Thompson gave her some acting advice while they were filming.
“I told her afterwards, if another actor had done that, I would have felt like, f— you!” she laughs. “But because it was Emma, I was like, ‘Yes, anything you want!’ ”
The latest Nanny McPhee is a sweet, funny film with plenty of positive messages. In other words, compared with the rest of Gyllenhaal’s CV, it sticks out like a sore thumb. But suggest that it’s a surprisingly uncontroversial choice for her, and she bristles.
“It is sort of conventional, but it’s also witty and smart, and full of love,” she says, tucking a foot under herself as she warms to the subject.
“And I think there’s something very modern about it. I love the fact that Mrs Green is dropping the ball when the movie starts – she’s got a bird’s nest in her hair and she’s having a hard time. But she’s still the heroine.
“It’s pretty new that women feel solid enough in the fact that they’re entitled to be both professional women and mothers that they can stop saying, ‘I can do it all perfectly’.
“All my friends who are mothers say it’s hard. I can’t keep all the balls in the air perfectly. It’s not possible. And that’s OK.
“I was full of fantasies about parenting. My biggest misconception was that I could do it perfectly. But it’s designed to challenge you. No matter what you’ve done in your life, you’ll be a beginner when you have a child.
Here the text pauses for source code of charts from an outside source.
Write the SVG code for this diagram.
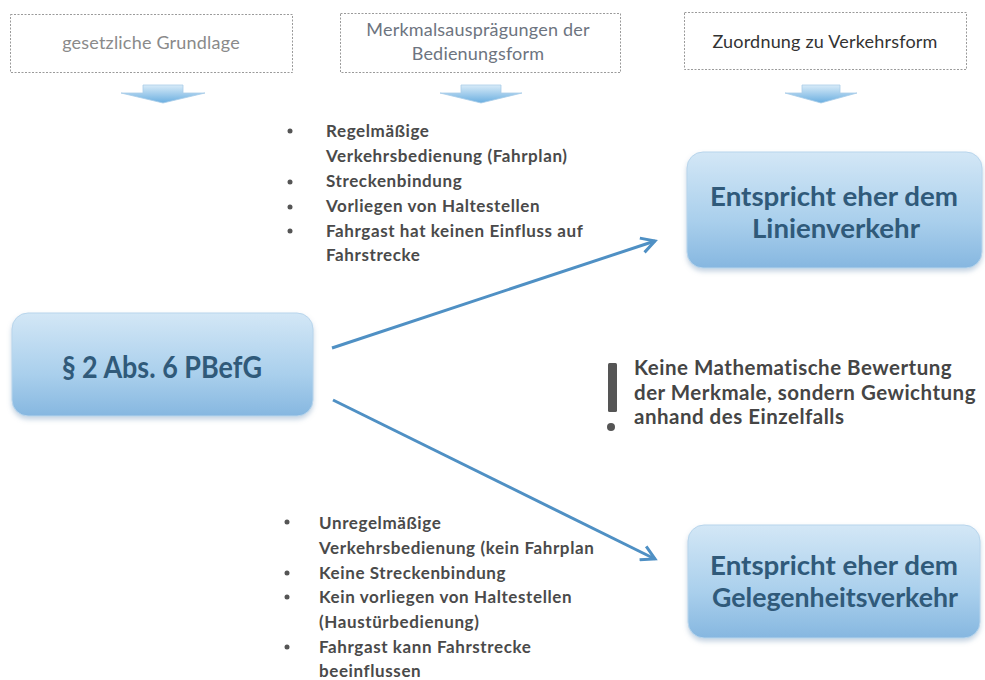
<svg xmlns="http://www.w3.org/2000/svg" width="985" height="680" viewBox="0 0 985 680">
<defs>
<linearGradient id="boxg" x1="0" y1="0" x2="0" y2="1">
<stop offset="0" stop-color="#d3e7f6"/>
<stop offset="0.6" stop-color="#a9cfec"/>
<stop offset="1" stop-color="#86b7e0"/>
</linearGradient>
<linearGradient id="arrg" x1="0" y1="0" x2="0" y2="1">
<stop offset="0" stop-color="#d8ebf8"/>
<stop offset="1" stop-color="#6aaee0"/>
</linearGradient>
<filter id="sh" x="-10%" y="-10%" width="120%" height="130%">
<feGaussianBlur in="SourceAlpha" stdDeviation="2.5"/>
<feOffset dx="0" dy="3" result="b"/>
<feFlood flood-color="#7f9fbf" flood-opacity="0.45"/>
<feComposite in2="b" operator="in"/>
<feMerge><feMergeNode/><feMergeNode in="SourceGraphic"/></feMerge>
</filter>
<marker id="ah" viewBox="0 0 12 12" refX="10" refY="6" markerWidth="6" markerHeight="6" orient="auto" markerUnits="strokeWidth">
<path d="M1,1 L10,6 L1,11" fill="none" stroke="#4f90c4" stroke-width="2"/>
</marker>
</defs>
<style>
.hdr{fill:#fff;stroke:#9a9a9a;stroke-width:1;stroke-dasharray:2 1.5}
.ht{font-family:Lato,"Liberation Sans",sans-serif;font-size:18px;letter-spacing:0.2px;text-anchor:middle}
.box{fill:url(#boxg);stroke:#b8d5ec;stroke-width:1;filter:url(#sh)}
.bt{font-family:Lato,"Liberation Sans",sans-serif;font-weight:bold;fill:#305a7a;text-anchor:middle}
.li{font-family:Lato,"Liberation Sans",sans-serif;font-weight:bold;font-size:17px;letter-spacing:0.6px;fill:#4a4a4a}
.bul{fill:#555}
.note{font-family:Lato,"Liberation Sans",sans-serif;font-weight:bold;font-size:20.5px;letter-spacing:0.5px;fill:#454545}
.conn{stroke:#4f90c4;stroke-width:3;fill:none;marker-end:url(#ah)}
.da{fill:url(#arrg);stroke:#a9cde9;stroke-width:0.8}
</style>

<g id="header1">
<rect class="hdr" x="10.5" y="14.5" width="282" height="58"/>
<text class="ht" x="151" y="49" fill="#8a8a8a">gesetzliche Grundlage</text>
<path class="da" d="M143,85 H183 V93 H205 L163,103 L121,93 H143 Z"/>
</g>

<g id="header2">
<rect class="hdr" x="340.5" y="13.5" width="280" height="59"/>
<text class="ht" x="478" y="36" fill="#6d7480">Merkmalsausprägungen der</text>
<text class="ht" x="478" y="60" fill="#6d7480">Bedienungsform</text>
<path class="da" d="M461,85 H501 V93 H522 L481,103 L440,93 H461 Z"/>
</g>

<g id="header3">
<rect class="hdr" x="684.5" y="12.5" width="282" height="57"/>
<text class="ht" x="825" y="48" fill="#333">Zuordnung zu Verkehrsform</text>
<path class="da" d="M802,85 H840 V93 H857 L821,103 L785,93 H802 Z"/>
</g>

<g id="pbefg">
<rect class="box" x="12" y="313" width="301" height="103" rx="16"/>
<text class="bt" x="162" y="378" font-size="30" textLength="200" lengthAdjust="spacingAndGlyphs">§ 2 Abs. 6 PBefG</text>
</g>

<g id="linienverkehr">
<rect class="box" x="687" y="152" width="295" height="116" rx="16"/>
<text class="bt" x="834" y="206" font-size="27" textLength="248" lengthAdjust="spacingAndGlyphs">Entspricht eher dem</text>
<text class="bt" x="836" y="238" font-size="27" textLength="168" lengthAdjust="spacingAndGlyphs">Linienverkehr</text>
</g>

<g id="gelegenheitsverkehr">
<rect class="box" x="688" y="525" width="292" height="113" rx="16"/>
<text class="bt" x="834" y="575" font-size="27" textLength="248" lengthAdjust="spacingAndGlyphs">Entspricht eher dem</text>
<text class="bt" x="835" y="607" font-size="27" textLength="246" lengthAdjust="spacingAndGlyphs">Gelegenheitsverkehr</text>
</g>

<g id="list-linien">
<circle class="bul" cx="290" cy="131" r="2.5"/>
<circle class="bul" cx="290" cy="182" r="2.5"/>
<circle class="bul" cx="290" cy="207" r="2.5"/>
<circle class="bul" cx="290" cy="231" r="2.5"/>
<text class="li" x="326" y="137">Regelmäßige</text>
<text class="li" x="326" y="162">Verkehrsbedienung (Fahrplan)</text>
<text class="li" x="326" y="187">Streckenbindung</text>
<text class="li" x="326" y="212">Vorliegen von Haltestellen</text>
<text class="li" x="326" y="237">Fahrgast hat keinen Einfluss auf</text>
<text class="li" x="326" y="261">Fahrstrecke</text>
</g>

<g id="list-gelegenheit">
<circle class="bul" cx="287" cy="522" r="2.5"/>
<circle class="bul" cx="287" cy="573" r="2.5"/>
<circle class="bul" cx="287" cy="597" r="2.5"/>
<circle class="bul" cx="287" cy="647" r="2.5"/>
<text class="li" x="319" y="529">Unregelmäßige</text>
<text class="li" x="319" y="554">Verkehrsbedienung (kein Fahrplan</text>
<text class="li" x="319" y="579">Keine Streckenbindung</text>
<text class="li" x="319" y="603">Kein vorliegen von Haltestellen</text>
<text class="li" x="319" y="628">(Haustürbedienung)</text>
<text class="li" x="319" y="653">Fahrgast kann Fahrstrecke</text>
<text class="li" x="319" y="677">beeinflussen</text>
</g>

<g id="note">
<rect x="608" y="363" width="9" height="49" rx="1.5" fill="#555"/>
<circle cx="611" cy="427" r="4" fill="#555"/>
<text class="note" x="634" y="375">Keine Mathematische Bewertung</text>
<text class="note" x="634" y="400">der Merkmale, sondern Gewichtung</text>
<text class="note" x="634" y="424">anhand des Einzelfalls</text>
</g>

<g id="connectors">
<line class="conn" x1="332" y1="348" x2="655" y2="241"/>
<line class="conn" x1="333" y1="400" x2="655" y2="559"/>
</g>
</svg>
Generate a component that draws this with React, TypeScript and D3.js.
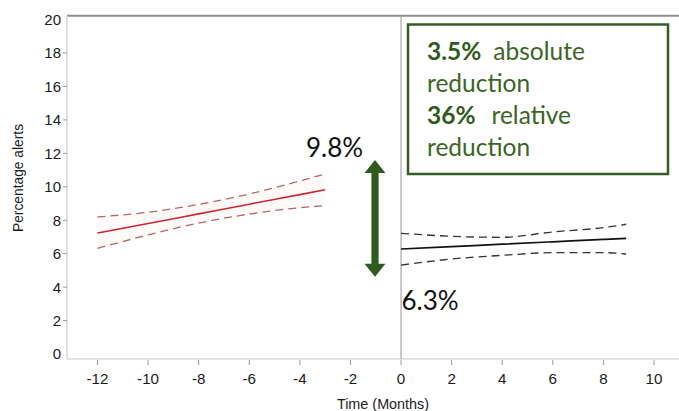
import React from "react";
import * as d3 from "d3";

// ---- data ----
const xTicks = [-12, -10, -8, -6, -4, -2, 0, 2, 4, 6, 8, 10];
const yTicks = [0, 2, 4, 6, 8, 10, 12, 14, 16, 18, 20];

const preMonths = [-12, -10, -8, -6, -4, -3];
const preFit = [7.24, 7.8, 8.38, 8.96, 9.53, 9.82];
const preUpper = [8.2, 8.48, 8.95, 9.57, 10.35, 10.77];
const preLower = [6.32, 7.12, 7.83, 8.37, 8.75, 8.87];

const postMonths = [0, 2, 4, 6, 8, 8.9];
const postFit = [6.28, 6.42, 6.57, 6.71, 6.85, 6.92];
const postUpper = [7.22, 7.04, 6.98, 7.3, 7.56, 7.76];
const postLower = [5.32, 5.68, 5.9, 6.06, 6.06, 5.98];

const preLabel = "9.8%";
const postLabel = "6.3%";
const arrowMonth = -1.03;
const arrowFrom = 4.62;
const arrowTo = 11.6;

const boxLines: [string, string][] = [
  ["3.5%", "absolute"],
  ["", "reduction"],
  ["36%", "relative"],
  ["", "reduction"],
];

const W = 679;
const H = 411;

export default function App() {
  const x = d3.scaleLinear().domain([-12, 10]).range([97.5, 654]);
  const y = d3.scaleLinear().domain([0, 20]).range([354, 19.6]);

  const left = 67;
  const right = 679;
  const top = 15.7;
  const bottom = 359;

  const line = d3
    .line<[number, number]>()
    .x((d) => x(d[0]))
    .y((d) => y(d[1]))
    .curve(d3.curveMonotoneX);

  const zip = (a: number[], b: number[]) =>
    a.map((v, i) => [v, b[i]] as [number, number]);

  const ax = x(arrowMonth);
  const aTop = y(arrowTo);
  const aBot = y(arrowFrom);
  const headH = 13;
  const headW = 10.5;
  const shaftW = 3.6;
  const arrowPath = [
    `M${ax},${aTop}`,
    `L${ax + headW},${aTop + headH}`,
    `L${ax + shaftW},${aTop + headH}`,
    `L${ax + shaftW},${aBot - headH}`,
    `L${ax + headW},${aBot - headH}`,
    `L${ax},${aBot}`,
    `L${ax - headW},${aBot - headH}`,
    `L${ax - shaftW},${aBot - headH}`,
    `L${ax - shaftW},${aTop + headH}`,
    `L${ax - headW},${aTop + headH}`,
    "Z",
  ].join(" ");

  const green = "#2f5a20";
  const axisFont = "'Liberation Sans', Arial, sans-serif";
  const calFont = "Lato, 'Open Sans', sans-serif";

  return (
    <svg
      width={W}
      height={H}
      style={{ position: "absolute", left: 0, top: 0, display: "block", background: "#fff" }}
    >
      {/* frame */}
      <line x1={left} x2={right} y1={top} y2={top} stroke="#8f8f8f" strokeWidth={2} />
      <line x1={left} x2={left} y1={top} y2={bottom} stroke="#d6d6d6" strokeWidth={1.5} />
      <line x1={left} x2={right} y1={bottom} y2={bottom} stroke="#dadada" strokeWidth={1.5} />
      <line x1={x(0)} x2={x(0)} y1={top} y2={bottom} stroke="#a6a6a6" strokeWidth={1.2} />

      {/* y ticks */}
      {yTicks.map((t) => (
        <g key={"y" + t}>
          {t > 0 && t < 20 && (
            <line x1={left - 4} x2={left} y1={y(t)} y2={y(t)} stroke="#9a9a9a" strokeWidth={1} />
          )}
          <text
            x={61}
            y={y(t)}
            dy="0.36em"
            textAnchor="end"
            fontFamily={axisFont}
            fontSize={15}
            fill="#1a1a1a"
          >
            {t}
          </text>
        </g>
      ))}

      {/* x ticks */}
      {xTicks.map((t) => (
        <g key={"x" + t}>
          <line x1={x(t)} x2={x(t)} y1={bottom + 1} y2={bottom + 6} stroke="#9a9a9a" strokeWidth={1} />
          <text
            x={x(t)}
            y={383.5}
            textAnchor="middle"
            fontFamily={axisFont}
            fontSize={15.2}
            fill="#1a1a1a"
          >
            {t}
          </text>
        </g>
      ))}

      {/* axis titles */}
      <text
        x={383}
        y={409}
        textAnchor="middle"
        fontFamily={axisFont}
        fontSize={14.4}
        fill="#1a1a1a"
      >
        Time (Months)
      </text>
      <text
        transform={`translate(23,178) rotate(-90)`}
        textAnchor="middle"
        fontFamily={axisFont}
        fontSize={13.8}
        fill="#1a1a1a"
      >
        Percentage alerts
      </text>

      {/* pre-intervention */}
      <path
        d={
          d3
            .area<number>()
            .x((_, i) => x(preMonths[i]))
            .y0((_, i) => y(preLower[i]))
            .y1((_, i) => y(preUpper[i]))
            .curve(d3.curveMonotoneX)(preMonths) || ""
        }
        fill="#fefafa"
        stroke="none"
      />
      <path d={line(zip(preMonths, preUpper)) || ""} fill="none" stroke="#b4666d" strokeWidth={1.3} strokeDasharray="8 5" />
      <path d={line(zip(preMonths, preLower)) || ""} fill="none" stroke="#b4666d" strokeWidth={1.3} strokeDasharray="8 5" />
      <path d={line(zip(preMonths, preFit)) || ""} fill="none" stroke="#c8282f" strokeWidth={1.6} />

      {/* post-intervention */}
      <path d={line(zip(postMonths, postUpper)) || ""} fill="none" stroke="#333" strokeWidth={1.3} strokeDasharray="8 5" />
      <path d={line(zip(postMonths, postLower)) || ""} fill="none" stroke="#333" strokeWidth={1.3} strokeDasharray="8 5" />
      <path d={line(zip(postMonths, postFit)) || ""} fill="none" stroke="#111" strokeWidth={1.7} />

      {/* arrow and labels */}
      <path d={arrowPath} fill={green} />
      <text x={306} y={157} fontFamily={calFont} fontSize={26} fill="#111">
        {preLabel}
      </text>
      <text x={401.5} y={310} fontFamily={calFont} fontSize={26} fill="#111">
        {postLabel}
      </text>

      {/* box */}
      <rect x={408} y={24.5} width={260} height={149.5} fill="#fff" stroke="#345e25" strokeWidth={2.5} />
      {boxLines.map((l, i) => (
        <text
          key={"b" + i}
          x={427}
          y={60 + i * 31.9}
          fontFamily={calFont}
          fontSize={24.5}
          fill="#3b6526"
        >
          {l[0] && (
            <tspan fontWeight={700} fill="#2f5a20">
              {l[0]}
            </tspan>
          )}
          {l[0] ? <tspan dx={i === 0 ? 12 : 16}>{l[1]}</tspan> : l[1]}
        </text>
      ))}
    </svg>
  );
}
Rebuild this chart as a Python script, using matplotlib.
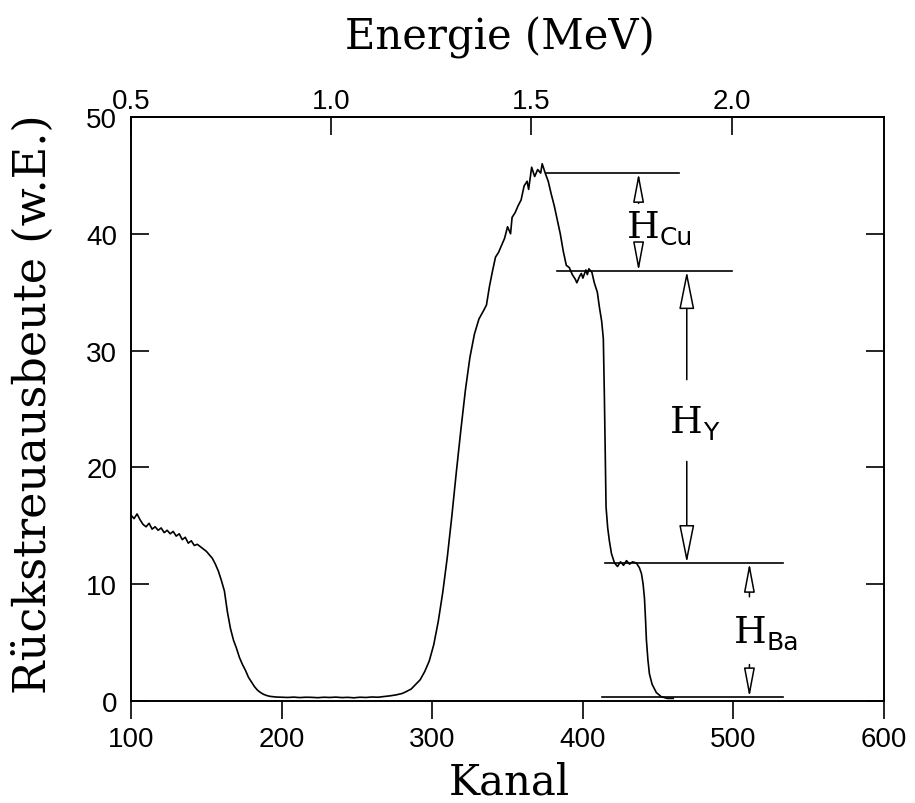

“I didn’t understand that. You’re constantly presented with things that there’s no way to be great at, because she changes all the time, and I’m constantly at that beginning stage again. I’ve never been good at that. It’s great for me to keep facing that over and over again.”
Gyllenhaal also liked the fact that it’s a wartime film made in a time of war – and aimed at kids.
“Absolutely,” she nods. “There’s lots in it for adults, but it’s really for the children, and those who have a parent away.” Shot in the English countryside during the northern hemisphere’s last summer, the film gave her and Sarsgaard the chance to spend their first months as newlyweds together, despite being a couple since 2002.
They were married in a small chapel in Italy on May 2 last year with her actor brother, Jake, in attendance accompanied by his then girlfriend, Reese Witherspoon.
Jake and Reese’s break-up was followed by the divorce of Gyllenhaal’s parents on Christmas Eve.
Her mother, screenwriter Naomi Foner, and father, director Stephen Gyllenhaal (Maggie’s feature film debut at age 15 was in films,Waterland in 1992, A Dangerous Woman (1993) and Homegrown (1998) that were directed by him) had been married for 32 years, and thanks to their children’s fame, the news of their break-up made headlines on celebrity gossip site TMZ.com.
Today, Gyllenhaal brushes off questions about it, although at a recent event she presented an award to the cast of post-divorce sex comedy flick It’s Complicated and reportedly mentioned her own parents, joking that, “I don’t think (they’re) sleeping together any more”.
“I’m definitely a supporter of civil liberties, but the paparazzi go way overboard,” she says.
“They love people’s infants and pregnant people, which is so unfortunate, because when you have an infant, it’s the last thing you want.”
She’s speaking from personal experience. They used to live in the star-packed West Village, where other residents include Sarah Jessica Parker and Julianne Moore.
On the day she went into labour with Ramona, their house was surrounded by “frenzied” photographers. The move out of Manhattan was partly to escape that (“they’ve relaxed a lot on us”).
But it might not have been far enough. A visit to the ocean-side Santa Barbara home of Jeff Bridges, her co-star in the critically acclaimed film Crazy Heart, got her thinking.
“It’s tough raising a young kid in New York. But northern California . . . I really love it up there,” she sighs.
LA would be in easy reach for meetings, but “you don’t have to be around any of it. What a nice way to live”.
Nanny McPhee and the Big Bang opens in cinemas on Thursday.